Smaller water bodies tend to provide valuable habitat for amphibians such as common frog, palmate newt, great crested newt and many species of dragonfly. Where there are dense stands of emergent vegetation such as greater reedmace Typha latifolia, a diverse range of other invertebrates are supported, such as the hoverfly Parthelophilus versicolor, a soldier fly Odontomyia tigrina and the bulrush wainscot moth.

Larger water-bodies (lakes and reservoirs) are noted especially for their wildfowl. Most larger lakes in London will support species such as pochard and tufted duck, and where fish are present, cormorants are now regularly seen. Better quality waterbodies support additional species including gadwall, shoveler and great crested grebe. In winter the large reservoirs provide important feeding and roosting sites for wildfowl and they can hold huge numbers of the aforementioned species as well as many others. Although the numbers of birds utilising London's lakes and reservoirs declines during the summer months, many lakes and reservoirs have breeding common tern and, where there is dense emergent vegetation, reed warbler, water rail and mute swan. Lakes and reservoirs are also favoured feeding locations for house martin and sand martin.

The most apparent threats to all areas of standing water are direct loss (redundancy of reservoirs, infilling of ponds), pollution (especially nutrient enrichment) and conflicting use (many of London's larger water bodies have a recreational and/or water supply function).

Water bodies, whether ponds, lakes or reservoirs, are one of the most popular landscape features; there are few parks in London which do not contain a pond, lake or formal water feature. Likewise the larger lakes and reservoirs attract anglers, boating/sailing enthusiasts and bird-watchers. Consequently, the awareness-raising opportunities are huge.

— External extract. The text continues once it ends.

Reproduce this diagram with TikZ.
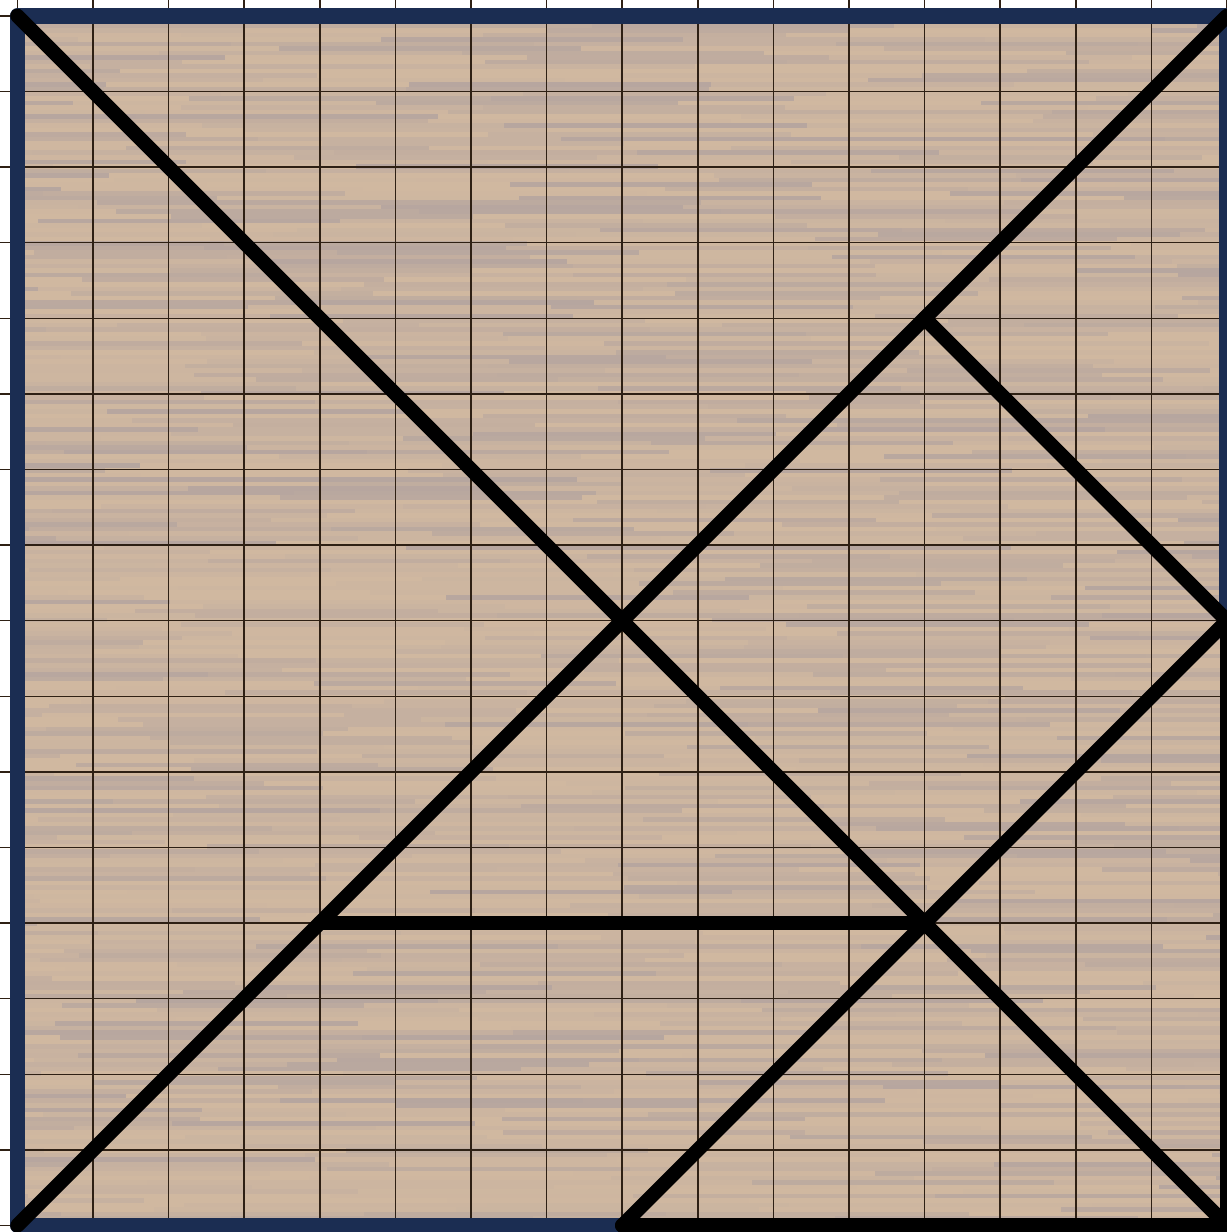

Restoration of neglected ponds is a task that can be achieved with relatively little input. In many cases a few days of volunteer effort or a day with a earth-mover can restore ponds or create new ones. Ponds can also be restored or created during the alteration or modification of flood-defence works along rivers or as flood storage lagoons or balancing ponds in flood relief schemes. The Countryside Stewardship scheme and environmental awards provided by local authorities and others often highlight ponds as a habitat that could be restored or re-created in the landscape. Garden ponds are thought to be an important resource for amphibians and sound practical advice on construction and planting of garden ponds could dramatically increase the number of wildlife-friendly garden ponds. All new development schemes could be encouraged to include ponds (and other wetland habitats) as part of surface water and grey water drainage schemes.

New lakes can be created as the result of the restoration of mineral workings and many water-bodies of value for nature conservation have been created in the past as a result of flooding of gravel pits. Restoration techniques have been refined to allow for the creation of a wide range of habitats ranging from islands to reedbeds to nest sites for sand-martins.

Redundant reservoirs can be enhanced to create new and very valuable wildlife habitat. The transformation of Barn Elms reservoir into the Wetland Centre is a perhaps the most impressive example. Although this is unlikely to be repeated on quite the same scale, new wetland habitats can be created within redundant reservoirs, or a compromise can be effected where the reservoir can be used for recreation with appropriate restrictions to maintain existing nature conservation interest.

Management of the recreation/nature conservation conflict of the operational reservoirs is likely to be the main opportunity for further progress in the future.